Nadia Abu Jamal, who was married to Ghassan Abu Jamal and had been allowed to live in Israel for reasons of family reunification, will be deported to the Palestinian territories and will no longer be eligible for financial assistance from Israel or any state benefits.
“Everyone who is involved in terrorism must take into consideration that there are liable to be consequences for his family,” Erdan said.
Israel has already ordered the demolition of the homes of Ghassan and Oday Abu Jamal, cousins from the East Jerusalem neighborhood of Jabal Mukaber who perpetrated the synagogue attack that killed four worshippers and a policeman.

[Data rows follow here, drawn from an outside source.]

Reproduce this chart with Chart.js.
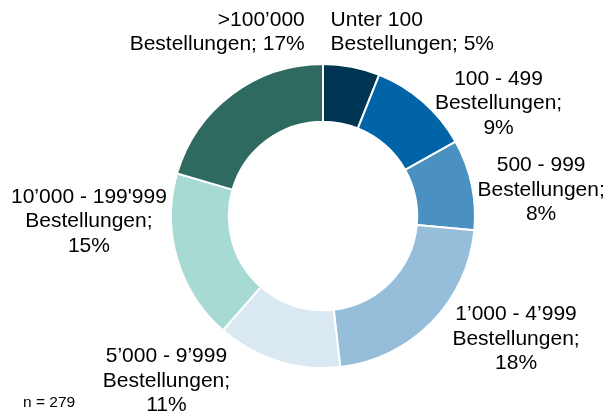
<!DOCTYPE html>
<html>
<head>
<meta charset="utf-8">
<script src="https://cdn.jsdelivr.net/npm/chart.js@4"></script>
<style>
  html, body { margin: 0; padding: 0; background: #fff; }
  #wrap { position: relative; width: 615px; height: 411px; }
</style>
</head>
<body>
<div id="wrap"><canvas id="bestellChart"></canvas></div>
<script>
// categories and shares (percent)
const categories = [
    "Unter 100",
    "100 - 499",
    "500 - 999",
    "1’000 - 4’999",
    "5’000 - 9’999",
    "10’000 - 199'999",
    ">100’000",
];
const shares = [5, 9, 8, 18, 11, 15, 17];
const sampleSize = 279;

const sliceColors = ["#003453", "#0064a6", "#4a90c0", "#96bedb", "#dae8f2", "#a7dad2", "#2e6a5f"];

// label lines per slice (how the text wraps)
const labelLines = [
    ["Unter 100", "Bestellungen; 5%"],
    ["100 - 499", "Bestellungen;", "9%"],
    ["500 - 999", "Bestellungen;", "8%"],
    ["1’000 - 4’999", "Bestellungen;", "18%"],
    ["5’000 - 9’999", "Bestellungen;", "11%"],
    ["10’000 - 199'999", "Bestellungen;", "15%"],
    [">100’000", "Bestellungen; 17%"],
];

// label anchor relative to centre, in units of the outer radius; align of the block
const labelPlace = [
    { dx: 0.05, dy: -1.21, align: "left" },
    { dx: 1.155, dy: -0.74, align: "center" },
    { dx: 1.435, dy: -0.17, align: "center" },
    { dx: 1.27, dy: 0.81, align: "center" },
    { dx: -1.03, dy: 1.085, align: "center" },
    { dx: -1.54, dy: 0.035, align: "center" },
    { dx: -0.12, dy: -1.21, align: "right" },
];

const outsideLabels = {
    id: "outsideLabels",
    afterDraw(chart) {
        const ctx = chart.ctx;
        const arcs = chart.getDatasetMeta(0).data;
        if (!arcs.length) return;
        const cx = arcs[0].x, cy = arcs[0].y, r = arcs[0].outerRadius;
        const lh = 24.5;
        ctx.save();
        ctx.fillStyle = "#000";
        ctx.font = '21px "Liberation Sans", Arial, sans-serif';
        ctx.textBaseline = "middle";
        labelLines.forEach((lines, i) => {
            const p = labelPlace[i];
            const x = cx + p.dx * r;
            const y0 = cy + p.dy * r - (lines.length - 1) * lh / 2;
            ctx.textAlign = p.align;
            lines.forEach((t, k) => ctx.fillText(t, x, y0 + k * lh));
        });
        ctx.font = '15.5px "Liberation Sans", Arial, sans-serif';
        ctx.textAlign = "left";
        ctx.fillText("n = " + sampleSize, 23, 403);
        ctx.restore();
    },
};

const ctx = document.getElementById("bestellChart").getContext("2d");
new Chart(ctx, {
    type: "doughnut",
    data: {
        labels: categories,
        datasets: [{
            data: shares,
            backgroundColor: sliceColors,
            borderColor: "#ffffff",
            borderWidth: 2,
            hoverOffset: 0,
        }],
    },
    options: {
        responsive: true,
        maintainAspectRatio: false,
        animation: false,
        cutout: "62%",
        layout: { padding: { top: 63, bottom: 42, left: 170, right: 139 } },
        plugins: {
            legend: { display: false },
            tooltip: { enabled: false },
        },
    },
    plugins: [outsideLabels],
});
</script>
</body>
</html>
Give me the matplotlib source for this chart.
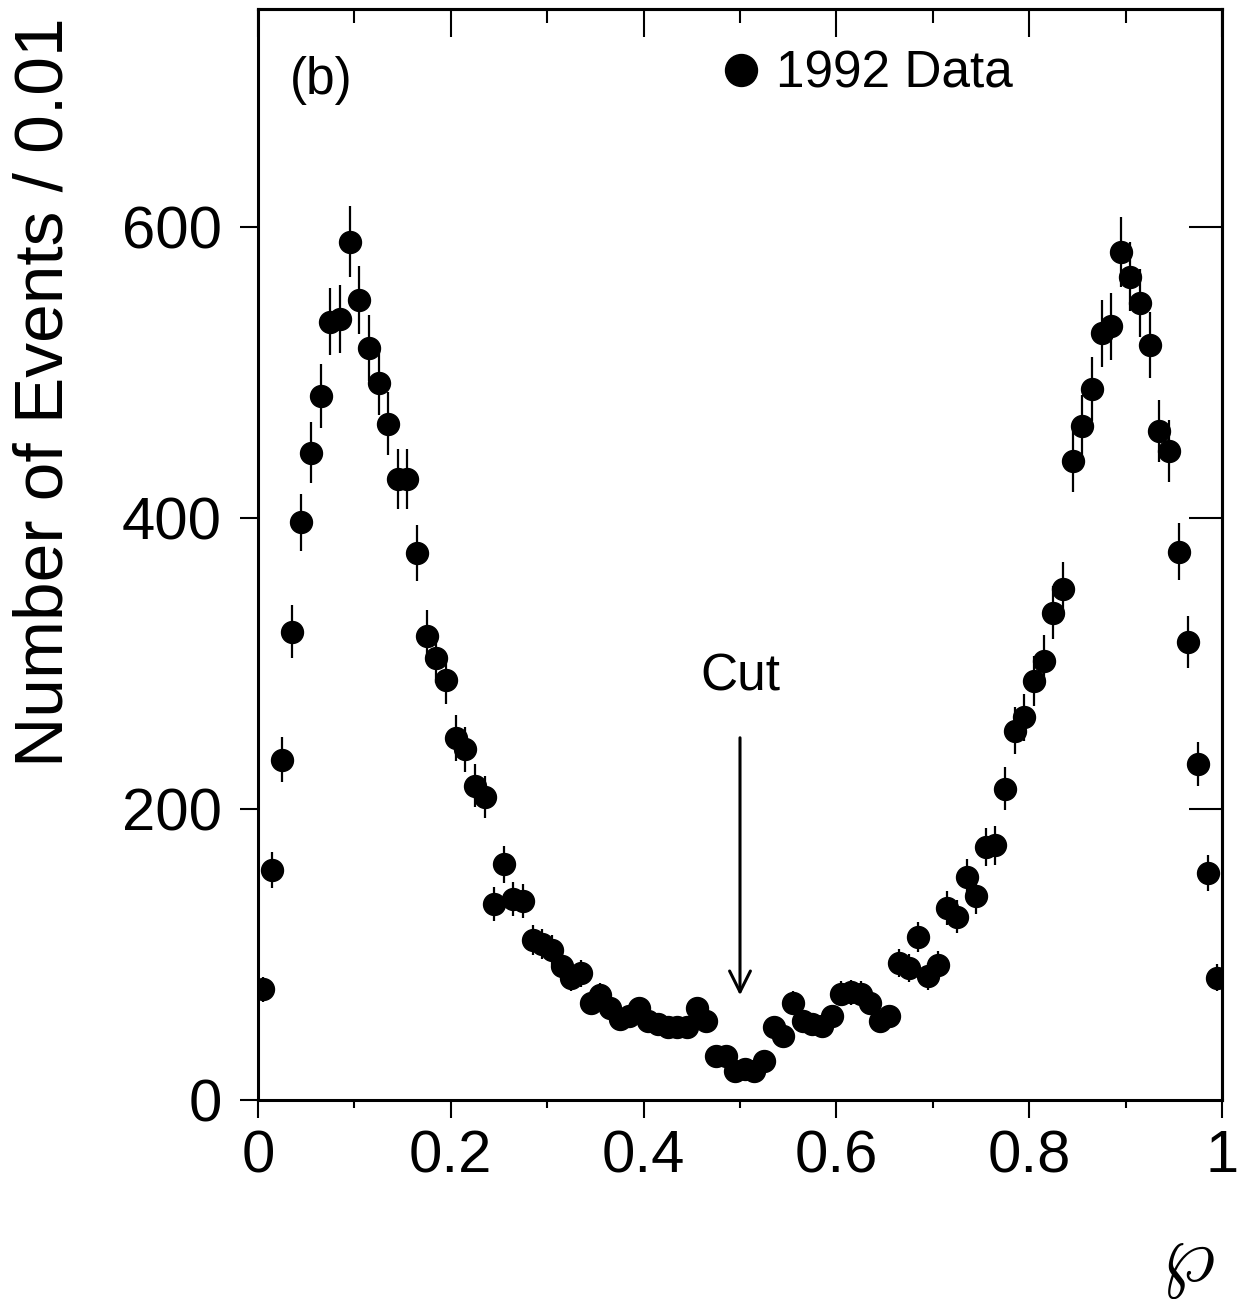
import numpy as np
import matplotlib
matplotlib.use("Agg")
import matplotlib.pyplot as plt
from matplotlib.lines import Line2D

plt.rcParams['font.family'] = ['Liberation Sans', 'DejaVu Sans']
plt.rcParams['mathtext.fontset'] = 'cm'

# Bin centres of the distribution (bin width 0.01)
bin_centers = np.arange(100) * 0.01 + 0.005

counts = [
    76, 158, 234, 322, 397, 445, 484, 535, 537, 590,
    550, 517, 493, 465, 427, 427, 376, 319, 304, 289,
    249, 241, 216, 208, 135, 162, 138, 137, 110, 107,
    103, 92, 84, 87, 67, 72, 63, 56, 58, 63,
    54, 52, 50, 50, 50, 63, 54, 30, 30, 20,
    21, 20, 27, 50, 44, 67, 54, 52, 51, 58,
    73, 74, 73, 67, 54, 58, 94, 91, 112, 85,
    93, 132, 126, 153, 140, 174, 175, 214, 254, 263,
    288, 302, 335, 351, 439, 463, 489, 527, 532, 583,
    566, 548, 519, 460, 446, 377, 315, 231, 156, 84,
]
errors = np.sqrt(counts)  # Poisson errors

xticks = [0, 0.2, 0.4, 0.6, 0.8, 1]
xticklabels = ['0', '0.2', '0.4', '0.6', '0.8', '1']
yticks = [0, 200, 400, 600]
yticklabels = ['0', '200', '400', '600']

cut_value = 0.5

fig = plt.figure(figsize=(12.39, 12.99), dpi=100)
ax = fig.add_axes([258/1239, 1 - 1100/1299, (1222-258)/1239, (1100-9)/1299])

ax.errorbar(bin_centers, counts, yerr=errors, fmt='o', color='black',
            ms=15.8, elinewidth=1.6, capsize=0, zorder=3)

ax.set_xlim(0, 1)
ax.set_ylim(0, 750)

for s in ax.spines.values():
    s.set_linewidth(2.2)

ax.set_xticks(xticks)
ax.set_xticklabels(xticklabels)
ax.set_xticks(np.arange(0.1, 1.0, 0.2), minor=True)
ax.set_yticks(yticks)
ax.set_yticklabels(yticklabels)
ax.tick_params(axis='x', which='major', direction='out', length=13, width=1.5,
               labelsize=43, pad=8)
ax.tick_params(axis='x', which='minor', direction='out', length=6, width=1.5)
ax.tick_params(axis='y', which='major', direction='out', length=13, width=1.5,
               labelsize=43, pad=13)

# top and right ticks pointing inward
top = ax.secondary_xaxis('top')
top.set_xticks(xticks)
top.set_xticks(np.arange(0.1, 1.0, 0.2), minor=True)
top.tick_params(which='major', direction='in', length=20, width=1.5, labeltop=False)
top.tick_params(which='minor', direction='in', length=10, width=1.5)
top.spines['top'].set_linewidth(2.2)
right = ax.secondary_yaxis('right')
right.set_yticks(yticks[1:])
right.tick_params(which='major', direction='in', length=24, width=1.5, labelright=False)
right.spines['right'].set_linewidth(2.2)

fig.text(45/1239, 1 - 392/1299, 'Number of Events / 0.01', rotation=90,
         ha='center', va='center', fontsize=50)
fig.text(1188/1239, 1 - 1262/1299, r'$\wp$', ha='center', va='center', fontsize=60)

ax.text(0.033, 701, '(b)', ha='left', va='center', fontsize=37)
ax.text(cut_value, 291, 'Cut', ha='center', va='center', fontsize=37)
ax.annotate('', xy=(cut_value, 72), xytext=(cut_value, 249),
            arrowprops=dict(arrowstyle='->,head_length=0.5,head_width=0.25',
                            lw=2.2, color='black', mutation_scale=30,
                            shrinkA=0, shrinkB=0))

handle = Line2D([], [], marker='o', ls='', color='black', ms=23)
ax.legend([handle], ['1992 Data'], loc='center left', bbox_to_anchor=(0.480, 0.940),
          frameon=False, fontsize=37, handlelength=0.8, handletextpad=0.27,
          borderpad=0, borderaxespad=0)

fig.savefig('out.png', dpi=100)
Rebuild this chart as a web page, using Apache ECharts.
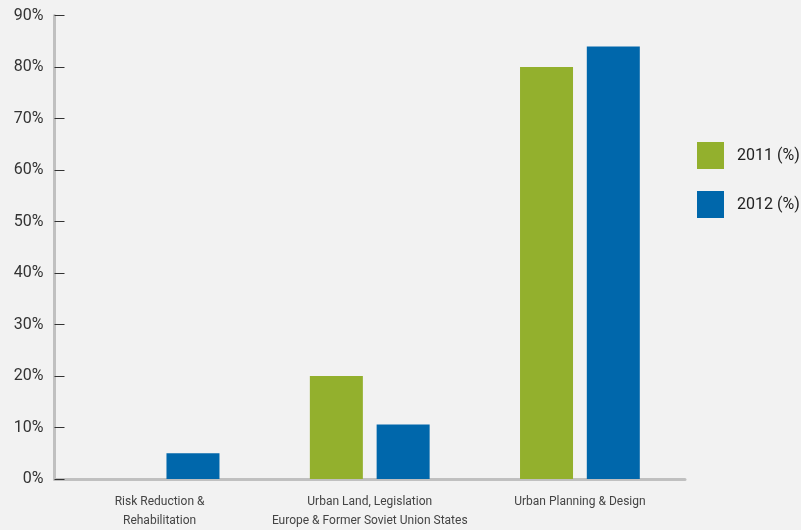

The state may also continue to refuse to return the synagogue terrorists bodies to their families, the police legal adviser informed the Abu Jamal family Tuesday.
Also this week, Prime Minister Benjamin Netanyahu said he would advance a law to revoke the residency rights of terrorists and their relatives and ban residents convicted of incitement from receiving state benefits.
And Erdan revoked the permanent residency of Mahmoud Nadi, the driver who brought a suicide bomber to Tel Aviv’s Dolphinarium nightclub in 2001. Twenty-one people were killed in the attack.
The decision means he will be stripped of the right to his national identity card or state benefits, including health insurance.
“A wave of terror and incitement is engulfing the State of Israel,” said Erdan this week. “It involves residents of the country, who are carrying out terror attacks, helping to do so and justifying them, and even inciting others to carry out crimes and murder. These people cannot continue to enjoy the benefits of permanent resident status, and I will act with all my strength to revoke their residency status and keep them from getting any financial benefit that this residency grants them.”
Erdan has asked Interior Ministry staff to examine how he could extend his authority and revoke the permanent residency status of Arabs living in East Jerusalem who support terrorism and incitement to violence.